From a woman who had twice beaten back cancer, Derek expected a more life-affirming presence. She must have taken a bad turn in September, when her husband collapsed at a friend’s anniversary party. Derek could imagine old Bob Ferguson brought to his hands and knees, sucking for breath, fingers clawing at the plush red carpet. He was dead by the time the ambulance arrived, or so they said. From long-ago family dinners, Derek knew him as a thin, stony man who didn’t eat much. His eyes lit upon everything with exacting judgment, and the tendons in his neck were rigid. He would have been enraged by the humiliation of a public collapse. Derek pictured a heart literally exploding with muted fury.

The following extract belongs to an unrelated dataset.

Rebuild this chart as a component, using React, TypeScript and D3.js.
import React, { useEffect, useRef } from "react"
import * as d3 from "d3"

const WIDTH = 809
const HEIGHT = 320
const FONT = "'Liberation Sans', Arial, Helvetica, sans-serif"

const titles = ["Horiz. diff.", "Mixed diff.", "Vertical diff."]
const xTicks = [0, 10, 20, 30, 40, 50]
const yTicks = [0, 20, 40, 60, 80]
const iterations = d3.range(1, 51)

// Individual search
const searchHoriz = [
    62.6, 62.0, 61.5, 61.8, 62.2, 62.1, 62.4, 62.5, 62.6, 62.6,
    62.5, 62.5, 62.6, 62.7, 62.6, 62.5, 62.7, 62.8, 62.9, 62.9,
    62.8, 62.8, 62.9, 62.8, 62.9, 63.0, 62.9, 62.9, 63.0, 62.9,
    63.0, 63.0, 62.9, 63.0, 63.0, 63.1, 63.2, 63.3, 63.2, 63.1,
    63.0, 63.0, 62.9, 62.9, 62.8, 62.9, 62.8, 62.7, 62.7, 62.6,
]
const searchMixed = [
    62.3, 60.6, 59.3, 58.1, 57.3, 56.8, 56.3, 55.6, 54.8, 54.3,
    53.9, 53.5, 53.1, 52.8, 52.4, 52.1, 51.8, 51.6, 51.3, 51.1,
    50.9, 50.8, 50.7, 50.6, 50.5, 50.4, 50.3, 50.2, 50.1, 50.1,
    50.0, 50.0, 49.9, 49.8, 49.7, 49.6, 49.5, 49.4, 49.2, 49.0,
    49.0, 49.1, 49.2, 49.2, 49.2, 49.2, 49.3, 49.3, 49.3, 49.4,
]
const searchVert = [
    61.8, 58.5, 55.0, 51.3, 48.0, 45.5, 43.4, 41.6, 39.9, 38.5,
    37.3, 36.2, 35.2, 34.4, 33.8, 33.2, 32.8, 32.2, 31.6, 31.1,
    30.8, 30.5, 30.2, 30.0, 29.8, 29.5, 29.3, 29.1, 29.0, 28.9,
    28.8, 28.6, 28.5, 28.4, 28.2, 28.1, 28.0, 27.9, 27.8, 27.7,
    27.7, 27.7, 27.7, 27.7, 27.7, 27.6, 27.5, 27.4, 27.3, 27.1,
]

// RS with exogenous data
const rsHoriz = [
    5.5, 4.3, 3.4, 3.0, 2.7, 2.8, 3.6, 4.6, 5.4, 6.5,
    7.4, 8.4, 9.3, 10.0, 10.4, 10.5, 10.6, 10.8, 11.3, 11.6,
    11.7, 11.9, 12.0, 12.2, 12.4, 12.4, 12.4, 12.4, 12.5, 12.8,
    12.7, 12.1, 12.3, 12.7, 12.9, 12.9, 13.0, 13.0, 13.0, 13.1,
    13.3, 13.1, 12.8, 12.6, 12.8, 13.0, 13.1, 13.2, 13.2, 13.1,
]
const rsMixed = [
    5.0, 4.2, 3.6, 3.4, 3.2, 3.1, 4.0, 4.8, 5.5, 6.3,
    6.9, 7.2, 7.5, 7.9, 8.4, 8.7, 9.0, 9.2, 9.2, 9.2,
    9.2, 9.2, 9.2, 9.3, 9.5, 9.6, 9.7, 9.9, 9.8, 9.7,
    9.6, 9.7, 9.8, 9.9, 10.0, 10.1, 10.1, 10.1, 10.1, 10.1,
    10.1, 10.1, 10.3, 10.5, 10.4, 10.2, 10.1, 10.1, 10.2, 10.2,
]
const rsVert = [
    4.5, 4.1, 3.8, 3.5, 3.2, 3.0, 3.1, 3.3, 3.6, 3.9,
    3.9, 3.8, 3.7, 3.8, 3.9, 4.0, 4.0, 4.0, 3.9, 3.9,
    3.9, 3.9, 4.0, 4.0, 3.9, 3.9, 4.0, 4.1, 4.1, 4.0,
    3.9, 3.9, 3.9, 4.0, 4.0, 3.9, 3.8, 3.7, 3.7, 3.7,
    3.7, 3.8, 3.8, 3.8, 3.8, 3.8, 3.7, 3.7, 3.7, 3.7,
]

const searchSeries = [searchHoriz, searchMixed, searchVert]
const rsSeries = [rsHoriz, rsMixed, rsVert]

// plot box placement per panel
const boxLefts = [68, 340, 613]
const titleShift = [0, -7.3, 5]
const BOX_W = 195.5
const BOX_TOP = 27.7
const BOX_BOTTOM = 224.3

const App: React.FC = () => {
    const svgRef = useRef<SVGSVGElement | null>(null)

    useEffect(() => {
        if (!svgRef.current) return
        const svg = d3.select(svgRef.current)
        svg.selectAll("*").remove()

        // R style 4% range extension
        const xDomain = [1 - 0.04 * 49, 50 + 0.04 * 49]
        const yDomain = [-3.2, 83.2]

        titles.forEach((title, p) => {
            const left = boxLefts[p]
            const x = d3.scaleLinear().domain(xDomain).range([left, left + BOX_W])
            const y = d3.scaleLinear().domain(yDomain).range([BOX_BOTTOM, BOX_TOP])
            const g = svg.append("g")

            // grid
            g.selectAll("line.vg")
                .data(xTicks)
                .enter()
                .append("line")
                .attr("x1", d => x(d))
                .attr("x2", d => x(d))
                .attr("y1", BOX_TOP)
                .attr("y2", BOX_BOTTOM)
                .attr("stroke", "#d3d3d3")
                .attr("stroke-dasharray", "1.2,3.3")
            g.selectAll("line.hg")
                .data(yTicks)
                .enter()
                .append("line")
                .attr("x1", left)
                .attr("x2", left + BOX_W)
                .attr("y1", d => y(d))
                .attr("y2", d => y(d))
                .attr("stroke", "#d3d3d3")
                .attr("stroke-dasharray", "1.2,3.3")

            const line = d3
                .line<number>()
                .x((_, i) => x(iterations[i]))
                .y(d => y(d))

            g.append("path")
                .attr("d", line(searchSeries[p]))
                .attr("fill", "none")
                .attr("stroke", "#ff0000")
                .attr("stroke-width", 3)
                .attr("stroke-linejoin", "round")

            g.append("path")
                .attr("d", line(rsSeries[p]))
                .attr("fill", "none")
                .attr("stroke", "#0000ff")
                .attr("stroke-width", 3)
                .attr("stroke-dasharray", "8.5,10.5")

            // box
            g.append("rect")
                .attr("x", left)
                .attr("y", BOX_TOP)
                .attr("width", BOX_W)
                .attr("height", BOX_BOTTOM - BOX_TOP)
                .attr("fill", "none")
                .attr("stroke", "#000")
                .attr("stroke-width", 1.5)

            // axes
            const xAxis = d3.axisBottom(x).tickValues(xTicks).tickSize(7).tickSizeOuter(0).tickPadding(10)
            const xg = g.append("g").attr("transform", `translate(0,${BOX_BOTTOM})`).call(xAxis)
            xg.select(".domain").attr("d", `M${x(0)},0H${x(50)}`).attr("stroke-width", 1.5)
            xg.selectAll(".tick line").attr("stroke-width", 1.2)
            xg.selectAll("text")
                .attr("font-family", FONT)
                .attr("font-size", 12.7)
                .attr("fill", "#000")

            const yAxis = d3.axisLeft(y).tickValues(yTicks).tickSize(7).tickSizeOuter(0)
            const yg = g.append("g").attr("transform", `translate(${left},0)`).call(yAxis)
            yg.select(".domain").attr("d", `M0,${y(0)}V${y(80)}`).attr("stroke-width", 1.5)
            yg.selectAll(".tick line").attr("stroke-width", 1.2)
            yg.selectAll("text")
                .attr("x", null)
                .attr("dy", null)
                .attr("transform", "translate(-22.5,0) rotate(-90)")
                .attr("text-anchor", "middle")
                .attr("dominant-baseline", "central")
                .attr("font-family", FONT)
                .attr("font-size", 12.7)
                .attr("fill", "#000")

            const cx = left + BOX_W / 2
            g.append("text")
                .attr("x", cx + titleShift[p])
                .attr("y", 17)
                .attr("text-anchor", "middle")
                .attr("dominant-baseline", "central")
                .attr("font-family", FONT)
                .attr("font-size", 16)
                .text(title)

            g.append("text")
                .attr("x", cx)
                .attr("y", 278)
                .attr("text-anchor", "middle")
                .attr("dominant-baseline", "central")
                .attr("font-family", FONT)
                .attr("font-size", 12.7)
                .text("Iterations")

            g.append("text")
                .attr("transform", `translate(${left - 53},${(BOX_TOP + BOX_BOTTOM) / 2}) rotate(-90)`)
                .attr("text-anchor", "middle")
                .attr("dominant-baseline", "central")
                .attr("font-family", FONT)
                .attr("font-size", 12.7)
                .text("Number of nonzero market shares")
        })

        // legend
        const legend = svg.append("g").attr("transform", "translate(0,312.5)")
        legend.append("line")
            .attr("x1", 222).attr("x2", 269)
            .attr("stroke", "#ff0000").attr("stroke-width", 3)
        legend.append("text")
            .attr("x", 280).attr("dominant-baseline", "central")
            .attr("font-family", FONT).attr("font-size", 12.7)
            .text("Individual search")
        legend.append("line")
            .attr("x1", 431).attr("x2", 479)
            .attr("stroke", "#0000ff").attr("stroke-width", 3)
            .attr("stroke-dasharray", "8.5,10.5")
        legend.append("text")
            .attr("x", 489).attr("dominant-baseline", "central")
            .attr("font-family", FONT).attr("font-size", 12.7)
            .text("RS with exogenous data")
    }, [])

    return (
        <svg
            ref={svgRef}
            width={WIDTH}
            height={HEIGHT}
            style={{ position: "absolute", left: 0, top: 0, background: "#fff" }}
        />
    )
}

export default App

That was the last time Derek had seen Kelly, when her father was laid out at Carnell’s, the room packed and stifling and giddy. “She’s devastated,” whispered Nicole. “And who knows what’s going on with buddy.” Buddy was Billy, the new patriarch, presiding over the deceased with a quick stride and hardy smile, talking too lou
d, laying a pastoral hand on a shoulder.
Mrs. Ferguson was on the move, pulling her daughter into the sitting area at the front window. Derek had to let the conversation drop or walk with them. Kelly pushed at her mass of red curls again. Her hair was all over the place, thicker and longer than it had been when she and Derek were together. Under the jacket, she was braless in a fraying denim shirt. Wooden bangles clattered up and down one arm. Most of the women he knew compacted themselves as they grew older, opting for efficiency. Kelly seemed to be going in the opposite direction.
“The table’s over here,” she said. “We’ll sit at the window. Honestly, Derek. I don’t mind Bill having problems. I just never thought he would make me the enemy.”
He tried to measure this statement against Billy’s bold performance at the funeral home.
“You remember Neyle-Soper Hardware, Mom? It used to be right here. They closed up some years ago. We’ll just sit over here at the window.”
We comfort the old with dead acquaintances and expired landmarks, reminding them that the world was not always so utterly nameless as it appears. Neyle-Soper was ideal for such elegies. Wooden drawers rattling with drywall anchors and oily hinges. A sour man in an apron, wrapping a scoop of nails in brown paper with string. Receipts written out by hand. Word of the shop’s demise had inspired a fit of nostalgia among the downtown fetishists. They converged on the place in its final days, sniffing the vitiated air and sawdust floor, pining for the folksy ways of the olde towne. Always susceptible to momentary enthusiasms, Derek paid fifty cents for a tarnished door knocker. “It’s from Neyle-Soper,” he imagined himself telling visitors. “Ahhh,” they would reply, drinking in its authenticity. But he had never put it up, and the old thing had long since been misplaced.
“I’m sorry. How are you? I should have asked. I’m sorry.”
“No, that’s okay. I’m good. You know.”
“You want coffee, Mom? A pot of tea?”
“Nicole is moved to Ottawa, so I’m a bit at loose ends myself.”
“I’m seeing Larry Maraniss,” said Kelly. “He runs the bakery on Forest Road, you know? This way. Easy. There we go.”